**** Material for the task ****

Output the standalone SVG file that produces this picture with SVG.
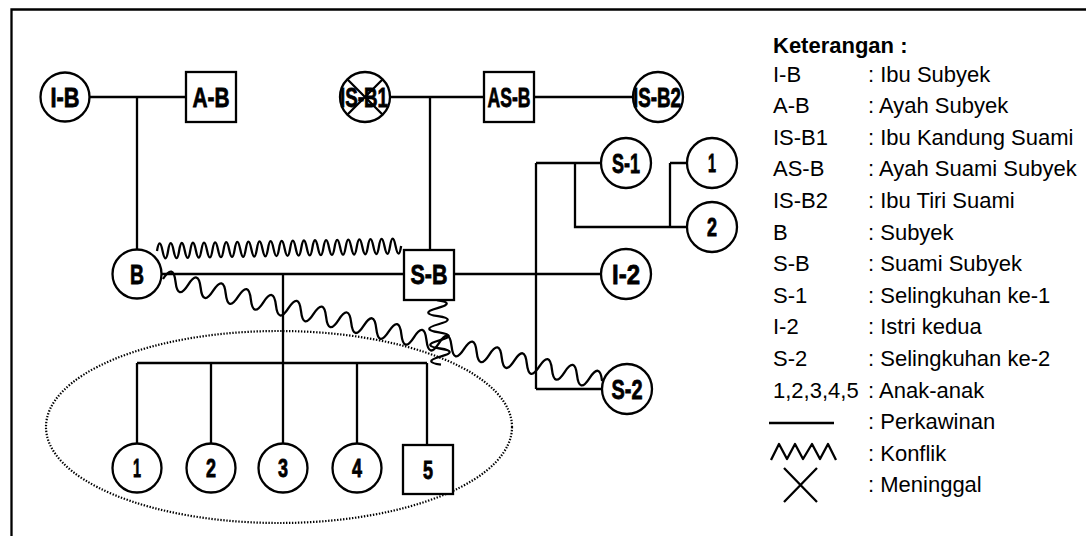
<svg xmlns="http://www.w3.org/2000/svg" width="1086" height="536" viewBox="0 0 1086 536">
<style>
.ln{stroke:#000;stroke-width:2.3;fill:none}
.wv{stroke:#000;stroke-width:2.3;fill:none;stroke-linejoin:round}
.nd{fill:#fff;stroke:#000;stroke-width:2.3}
.lb{font-family:"Liberation Sans",Arial,sans-serif;font-weight:bold;font-size:28px;text-anchor:middle;stroke:#000;stroke-width:0.8}
.dg{font-family:"Liberation Sans",Arial,sans-serif;font-weight:bold;font-size:25px;text-anchor:middle;stroke:#000;stroke-width:0.8}
.lg{font-family:"Liberation Sans",Arial,sans-serif;font-size:22px;fill:#000}
</style>
<rect x="0" y="0" width="1086" height="536" fill="#fff"/>
<path d="M11.5,536 V9.5 H1086" class="ln"/>
<ellipse cx="279" cy="427" rx="233" ry="96" fill="none" stroke="#000" stroke-width="2.2" stroke-dasharray="1.4 1.6"/>
<g id="connectors">
  <path class="ln" d="M89,97 H186 M137,97 V250"/>
  <path class="ln" d="M390,97 H484 M534,97 H633 M430,97 V250"/>
  <path class="ln" d="M161,274 H404 M283,274 V363 M137,363 H427 M137,363 V444 M211,363 V444 M283,363 V444 M357,363 V444 M427,363 V445"/>
  <path class="ln" d="M454,274 H601 M536,163 V389 M536,163 H601 M536,389 H602"/>
  <path class="ln" d="M575,163 V227 H687 M670,163 V227 M670,163 H687"/>
  <path class="wv" transform="translate(157,251) rotate(-1.17)" d="M0,0 q2.78,-15 5.55,0 t5.55,0 t5.55,0 t5.55,0 t5.55,0 t5.55,0 t5.55,0 t5.55,0 t5.55,0 t5.55,0 t5.55,0 t5.55,0 t5.55,0 t5.55,0 t5.55,0 t5.55,0 t5.55,0 t5.55,0 t5.55,0 t5.55,0 t5.55,0 t5.55,0 t5.55,0 t5.55,0 t5.55,0 t5.55,0 t5.55,0 t5.55,0 t5.55,0 t5.55,0 t5.55,0 t5.55,0 t5.55,0 t5.55,0 t5.55,0 t5.55,0 t5.55,0 t5.55,0 t5.55,0 t5.55,0 t5.55,0 t5.55,0 t5.55,0 t5.55,0"/>
  <path class="wv" transform="translate(163,279) rotate(13.08)" d="M0,0 q6.44,-18 12.88,0 t12.88,0 t12.88,0 t12.88,0 t12.88,0 t12.88,0 t12.88,0 t12.88,0 t12.88,0 t12.88,0 t12.88,0 t12.88,0 t12.88,0 t12.88,0 t12.88,0 t12.88,0 t12.88,0 t12.88,0 t12.88,0 t12.88,0 t12.88,0 t12.88,0 t12.88,0 t12.88,0 t12.88,0 t12.88,0 t12.88,0 t12.88,0 t12.88,0 t12.88,0 t12.88,0 t12.88,0 t12.88,0 t12.88,0 t12.88,0"/>
  <path class="wv" transform="translate(437,300) rotate(86.5)" d="M0,0 q4.05,-19 8.1,0 t8.1,0 t8.1,0 t8.1,0 t8.1,0 t8.1,0 t8.1,0 t8.1,0"/>
</g>
<g id="I-B"><circle class="nd" cx="65" cy="97" r="24.5"/><text class="lb" x="65" y="107" textLength="29" lengthAdjust="spacingAndGlyphs">I-B</text></g>
<g id="A-B"><rect class="nd" x="186" y="72" width="50" height="50"/><text class="lb" x="211" y="107" textLength="37" lengthAdjust="spacingAndGlyphs">A-B</text></g>
<g id="IS-B1"><circle class="nd" cx="365" cy="97" r="25"/><path class="ln" d="M347.3,79.3 L382.7,114.7 M382.7,79.3 L347.3,114.7"/><text class="lb" x="364" y="107" textLength="48" lengthAdjust="spacingAndGlyphs">IS-B1</text></g>
<g id="AS-B"><rect class="nd" x="484" y="72" width="50" height="50"/><text class="lb" x="509" y="107" textLength="43" lengthAdjust="spacingAndGlyphs">AS-B</text></g>
<g id="IS-B2"><circle class="nd" cx="658" cy="97" r="25"/><text class="lb" x="657" y="107" textLength="48" lengthAdjust="spacingAndGlyphs">IS-B2</text></g>
<g id="B"><circle class="nd" cx="137" cy="274" r="24.5"/><text class="lb" x="137" y="284" textLength="14" lengthAdjust="spacingAndGlyphs">B</text></g>
<g id="S-B"><rect class="nd" x="404" y="250" width="50" height="50"/><text class="lb" x="429" y="284" textLength="37" lengthAdjust="spacingAndGlyphs">S-B</text></g>
<g id="S-1"><circle class="nd" cx="626" cy="163" r="25"/><text class="lb" x="626" y="173" textLength="28" lengthAdjust="spacingAndGlyphs">S-1</text></g>
<g id="S1-child-1"><circle class="nd" cx="712" cy="163" r="25"/><text class="dg" x="712" y="172" textLength="8" lengthAdjust="spacingAndGlyphs">1</text></g>
<g id="S1-child-2"><circle class="nd" cx="712" cy="227" r="25"/><text class="dg" x="712" y="236" textLength="10" lengthAdjust="spacingAndGlyphs">2</text></g>
<g id="I-2"><circle class="nd" cx="626" cy="274" r="25"/><text class="lb" x="626" y="284" textLength="28" lengthAdjust="spacingAndGlyphs">I-2</text></g>
<g id="S-2"><circle class="nd" cx="627" cy="389" r="25"/><text class="lb" x="627" y="399" textLength="31" lengthAdjust="spacingAndGlyphs">S-2</text></g>
<g id="child-1"><circle class="nd" cx="137" cy="468" r="24.5"/><text class="dg" x="137" y="477" textLength="8" lengthAdjust="spacingAndGlyphs">1</text></g>
<g id="child-2"><circle class="nd" cx="211" cy="468" r="24.5"/><text class="dg" x="211" y="477" textLength="10" lengthAdjust="spacingAndGlyphs">2</text></g>
<g id="child-3"><circle class="nd" cx="283" cy="468" r="24.5"/><text class="dg" x="283" y="477" textLength="10" lengthAdjust="spacingAndGlyphs">3</text></g>
<g id="child-4"><circle class="nd" cx="357" cy="468" r="24.5"/><text class="dg" x="357" y="477" textLength="10" lengthAdjust="spacingAndGlyphs">4</text></g>
<g id="child-5"><rect class="nd" x="403" y="445" width="50" height="49"/><text class="dg" x="428" y="478.5" textLength="10" lengthAdjust="spacingAndGlyphs">5</text></g>
<g id="legend">
  <text class="lg" x="773" y="53" font-weight="bold">Keterangan :</text>
  <text class="lg" x="773" y="81.5">I-B</text><text class="lg" x="868" y="81.5">: Ibu Subyek</text>
  <text class="lg" x="773" y="113.1">A-B</text><text class="lg" x="868" y="113.1">: Ayah Subyek</text>
  <text class="lg" x="773" y="144.7">IS-B1</text><text class="lg" x="868" y="144.7">: Ibu Kandung Suami</text>
  <text class="lg" x="773" y="176.3">AS-B</text><text class="lg" x="868" y="176.3">: Ayah Suami Subyek</text>
  <text class="lg" x="773" y="207.9">IS-B2</text><text class="lg" x="868" y="207.9">: Ibu Tiri Suami</text>
  <text class="lg" x="773" y="239.5">B</text><text class="lg" x="868" y="239.5">: Subyek</text>
  <text class="lg" x="773" y="271.1">S-B</text><text class="lg" x="868" y="271.1">: Suami Subyek</text>
  <text class="lg" x="773" y="302.7">S-1</text><text class="lg" x="868" y="302.7">: Selingkuhan ke-1</text>
  <text class="lg" x="773" y="334.3">I-2</text><text class="lg" x="868" y="334.3">: Istri kedua</text>
  <text class="lg" x="773" y="365.9">S-2</text><text class="lg" x="868" y="365.9">: Selingkuhan ke-2</text>
  <text class="lg" x="773" y="397.5">1,2,3,4,5</text><text class="lg" x="868" y="397.5">: Anak-anak</text>
  <path class="ln" d="M769,423 H834" stroke-width="2.5"/><text class="lg" x="868" y="429.1">: Perkawinan</text>
  <path class="wv" d="M771,460 L779,444 L787,459 L795,444 L803,459 L812,444 L820,459 L828,444 L836,460"/><text class="lg" x="868" y="460.7">: Konflik</text>
  <path class="ln" d="M784,468 L817,502 M817,468 L784,502"/><text class="lg" x="868" y="492.3">: Meninggal</text>
</g>
</svg>
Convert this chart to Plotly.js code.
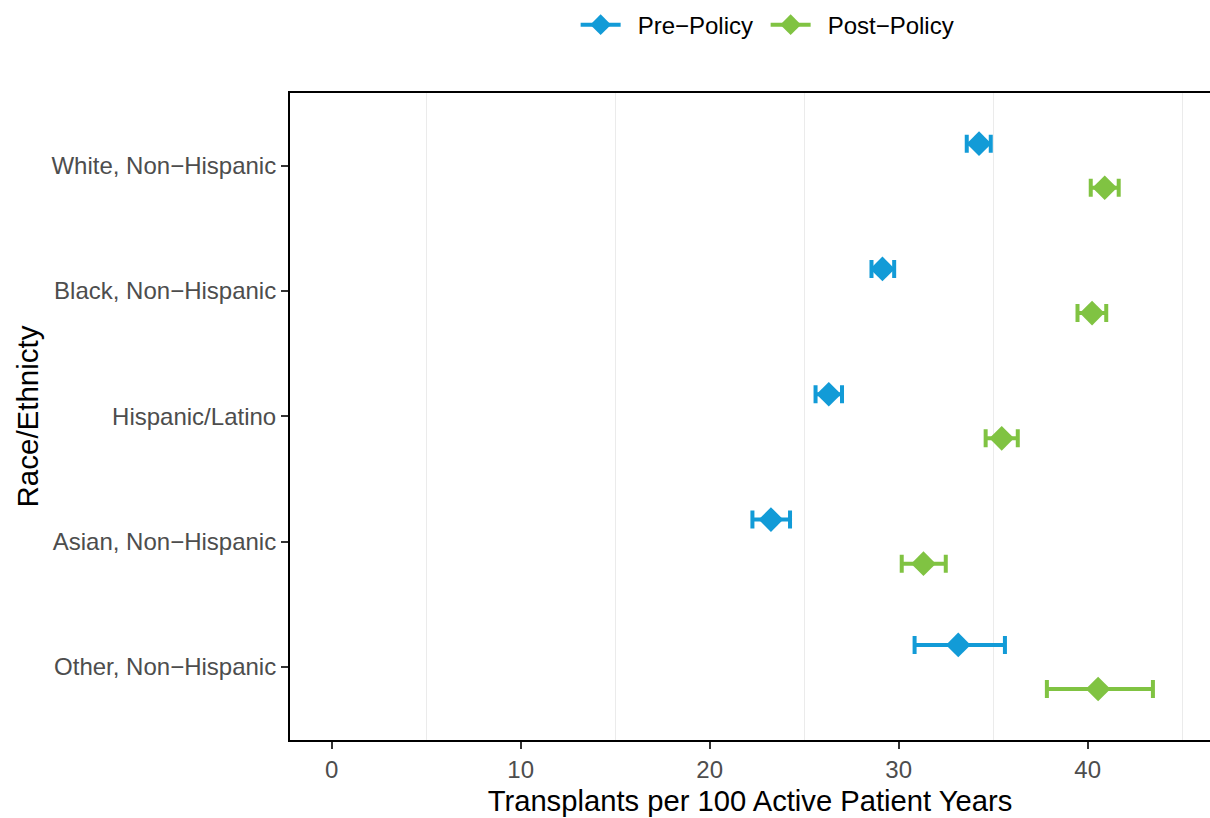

****

*What you need to do:*
Determine the number of lines in the entries above where the string "this" appears. Answer with the number alone.

*Full solution:*
2